Preparation will be key to securing successful reinsurance renewals at 1 January, according to Mike Van Slooten, head of business intelligence for Aon’s Reinsurance Solutions.

Mike Van Slooten Aon

Van Slooten told The Insurer that Hurricane Ian had added another layer of complexity to an already very challenging operating environment, with reinsurers set to become ever more careful around the deployment of their capacity.

“This will result in some difficult conversations, but there are things buyers can do to optimise their positioning for the renewal negotiations.

“The ability to articulate how you are managing inflation in your own book and your own views of risk will be critical, alongside the quality of your data,” he said.

Van Slooten said the picture at 1 January will be one of increasing demand and constrained supply.

“Inflation will drive demand for higher limits and buyers will still be seeking earnings protection, to the extent that it is available.”

At the same time, earnings volatility is causing some reinsurers to rein in their risk appetite, particularly for property cat business, with little sign of new capital coming in.
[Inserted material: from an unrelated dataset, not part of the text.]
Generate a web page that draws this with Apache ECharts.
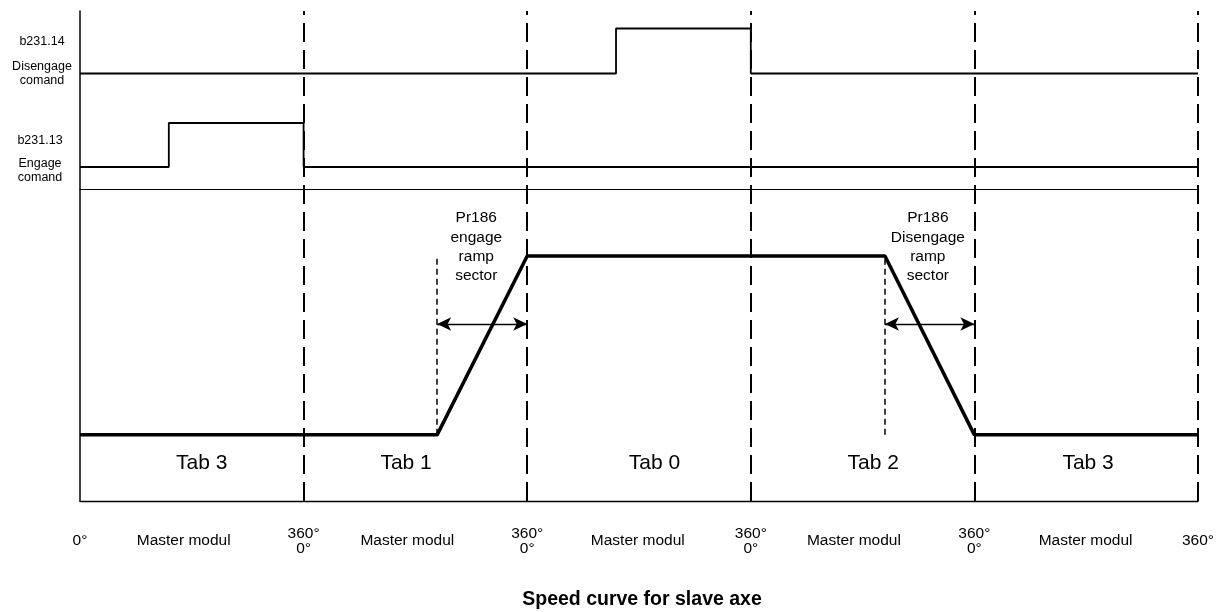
<!DOCTYPE html>
<html>
<head>
<meta charset="utf-8">
<script src="https://cdn.jsdelivr.net/npm/echarts@6/dist/echarts.min.js"></script>
<style>
  html, body { margin: 0; background: #fff; }
  #chart { width: 1223px; height: 612px; }
</style>
</head>
<body>
<div id="chart"></div>
<script>
// master angle in degrees, 5 turns of 360
const degreeTicks = [0, 360, 720, 1080, 1440, 1800];
const degreeLabels = ["0°", "360°\n0°", "360°\n0°", "360°\n0°", "360°\n0°", "360°"];
// command bits (0 / 1) as [degree, level] change points
const disengageCmd = [[0, 0], [863, 1], [1080, 0], [1800, 0]];
const engageCmd = [[0, 0], [143, 1], [360, 0], [1800, 0]];
// slave speed in % of synchronous speed
const slaveSpeed = [[0, 0], [575, 0], [720, 100], [1296, 100], [1440, 0], [1800, 0]];
const engageRamp = [575, 720];
const disengageRamp = [1296, 1440];
const tabNames = ["Tab 3", "Tab 1", "Tab 0", "Tab 2", "Tab 3"];

// where the texts sit (degrees / speed units)
const tabPos = [196, 525, 925, 1277, 1623];
const masterPos = [167, 527, 898, 1246, 1619];

const font = "Liberation Sans, Arial, sans-serif";
const black = "#000";

const chart = echarts.init(document.getElementById("chart"));

const hiddenX = (idx, extra) => Object.assign({
  type: "value", gridIndex: idx, min: 0, max: 1800,
  axisLine: { show: false }, axisTick: { show: false },
  axisLabel: { show: false }, splitLine: { show: false }
}, extra || {});

const rampMarks = (ramp, y) => [
  [
    { coord: [ramp[0], 0], symbol: "none", lineStyle: { type: [6, 4], width: 1.5 } },
    { coord: [ramp[0], 99], symbol: "none" }
  ],
  [
    { coord: [ramp[0], y], symbol: "arrow" },
    { coord: [ramp[1], y], symbol: "arrow" }
  ]
];

chart.setOption({
  animation: false,
  title: {
    text: "Speed curve for slave axe",
    left: 637, top: 585, textAlign: "center",
    textStyle: { fontFamily: font, fontSize: 19.5, fontWeight: "bold", color: black }
  },
  grid: [
    { left: 80, right: 25, top: 11, height: 490 },   // frame
    { left: 80, right: 25, top: 6, height: 90 },     // disengage
    { left: 80, right: 25, top: 101, height: 88 },   // engage
    { left: 80, right: 25, top: 189, height: 312 }   // speed
  ],
  xAxis: [
    {
      type: "value", gridIndex: 0, min: 0, max: 1800, interval: 360,
      axisLine: { show: true, onZero: false, lineStyle: { color: black, width: 1.3 } },
      axisTick: { show: false }, splitLine: { show: false },
      axisLabel: {
        margin: 40, verticalAlign: "middle", lineHeight: 15,
        fontFamily: font, fontSize: 15.5, color: black,
        formatter: (v) => degreeLabels[degreeTicks.indexOf(v)]
      }
    },
    hiddenX(1),
    hiddenX(2, { axisLine: { show: true, onZero: false, lineStyle: { color: black, width: 1.1 } } }),
    hiddenX(3, {
      axisLabel: {
        show: true, customValues: masterPos, margin: 40, verticalAlign: "middle",
        fontFamily: font, fontSize: 15.5, color: black,
        formatter: () => "Master modul"
      }
    })
  ],
  yAxis: [
    {
      type: "value", gridIndex: 0, min: 0, max: 1,
      axisLine: { show: true, lineStyle: { color: black, width: 1.5 } },
      axisTick: { show: false }, axisLabel: { show: false }, splitLine: { show: false }
    },
    {
      type: "value", gridIndex: 1, min: -0.5, max: 1.5,
      axisLine: { show: false }, axisTick: { show: false }, splitLine: { show: false },
      axisLabel: {
        customValues: [0, 0.7], align: "center", margin: 38, lineHeight: 14,
        fontFamily: font, fontSize: 12.5, color: black,
        formatter: (v) => (v === 0 ? "Disengage\ncomand" : "b231.14")
      }
    },
    {
      type: "value", gridIndex: 2, min: -0.5, max: 1.5,
      axisLine: { show: false }, axisTick: { show: false }, splitLine: { show: false },
      axisLabel: {
        customValues: [-0.09, 0.59], align: "center", margin: 40, lineHeight: 14,
        fontFamily: font, fontSize: 12.5, color: black,
        formatter: (v) => (v < 0 ? "Engage\ncomand" : "b231.13")
      }
    },
    {
      type: "value", gridIndex: 3, min: -37, max: 137.5,
      axisLine: { show: false }, axisTick: { show: false },
      axisLabel: { show: false }, splitLine: { show: false }
    }
  ],
  series: [
    {
      name: "turns", type: "line", xAxisIndex: 0, yAxisIndex: 0, data: [],
      markLine: {
        silent: true, symbol: "none", label: { show: false },
        lineStyle: { color: black, width: 2, type: [19, 8] },
        data: degreeTicks.slice(1).map((v) => ({ xAxis: v }))
      }
    },
    {
      name: "disengage", type: "line", step: "end", xAxisIndex: 1, yAxisIndex: 1,
      data: disengageCmd, symbol: "none", silent: true,
      lineStyle: { color: black, width: 1.8 }
    },
    {
      name: "engage", type: "line", step: "end", xAxisIndex: 2, yAxisIndex: 2,
      data: engageCmd, symbol: "none", silent: true,
      lineStyle: { color: black, width: 1.8 }
    },
    {
      name: "speed", type: "line", xAxisIndex: 3, yAxisIndex: 3,
      data: slaveSpeed, symbol: "none", silent: true,
      lineStyle: { color: black, width: 3.5 },
      markLine: {
        silent: true, symbolSize: [10, 14], label: { show: false },
        lineStyle: { color: black, width: 1.3, type: "solid" },
        data: rampMarks(engageRamp, 62).concat(rampMarks(disengageRamp, 62))
      }
    },
    {
      name: "tabs", type: "scatter", xAxisIndex: 3, yAxisIndex: 3,
      symbolSize: 0, silent: true, itemStyle: { opacity: 1, color: black },
      label: {
        show: true, position: "inside", formatter: "{b}",
        fontFamily: font, fontSize: 21, color: black
      },
      data: tabNames.map((n, i) => ({ name: n, value: [tabPos[i], -16] }))
    },
    {
      name: "notes", type: "scatter", xAxisIndex: 3, yAxisIndex: 3,
      symbolSize: 0, silent: true, itemStyle: { opacity: 1, color: black },
      label: {
        show: true, position: "inside", formatter: "{b}", lineHeight: 19.3,
        fontFamily: font, fontSize: 15.5, color: black
      },
      data: [
        { name: "Pr186\nengage\nramp\nsector", value: [638, 105] },
        { name: "Pr186\nDisengage\nramp\nsector", value: [1365, 105] }
      ]
    }
  ]
});
</script>
</body>
</html>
Inflationary pressures are a factor. Property rebuild costs are at elevated levels and there are concerns about social inflation in the casualty market as well.

“Reinsurers will look to address rising loss cost trends through higher pricing, in the absence of compelling counter-arguments,” Van Slooten said. 

Strong cat bond market

In the alternative capital space, Van Slooten said the property cat bond market has remained strong.

“Buyers are looking across the spectrum of available products, because the availability of traditional capacity is becoming more constrained,” he said.

Cat bonds have become relatively more attractive, including for reinsurers looking to secure retrocession protection.

“There is still strong investor appetite in this area, because the loss triggers can be more narrowly defined and the product offers them the ability to trade in and out.

“For private collateralised reinsurance, there is not as much capacity available as there was in the past.”

Van Slooten said that Aon was engaging its global resources and relationships to widen the availability of capital to help clients achieve better outcomes at the renewals.

Another challenging year for reinsurer earnings

Van Slooten said the combined impact of Hurricane Ian and unrealised investment losses would again result in sub-par earnings for the reinsurance sector.

“We now anticipate a breakeven result at best on the underwriting side, while rising interest rates and fears of recession are continuing to undermine asset values and reported equity positions.”

While he acknowledged the adjustment was painful in the short term, Van Slooten said the “pull-to-par” effect would see bond values recover as they approach maturity.

“Rating agencies seem to be treating most of these losses as non-economic – we are not seeing rating downgrades as a result,” he said.

“The industry will work our way through this difficult period, then the benefit will start to feed through – higher interest rates represent a long-term positive for earnings.”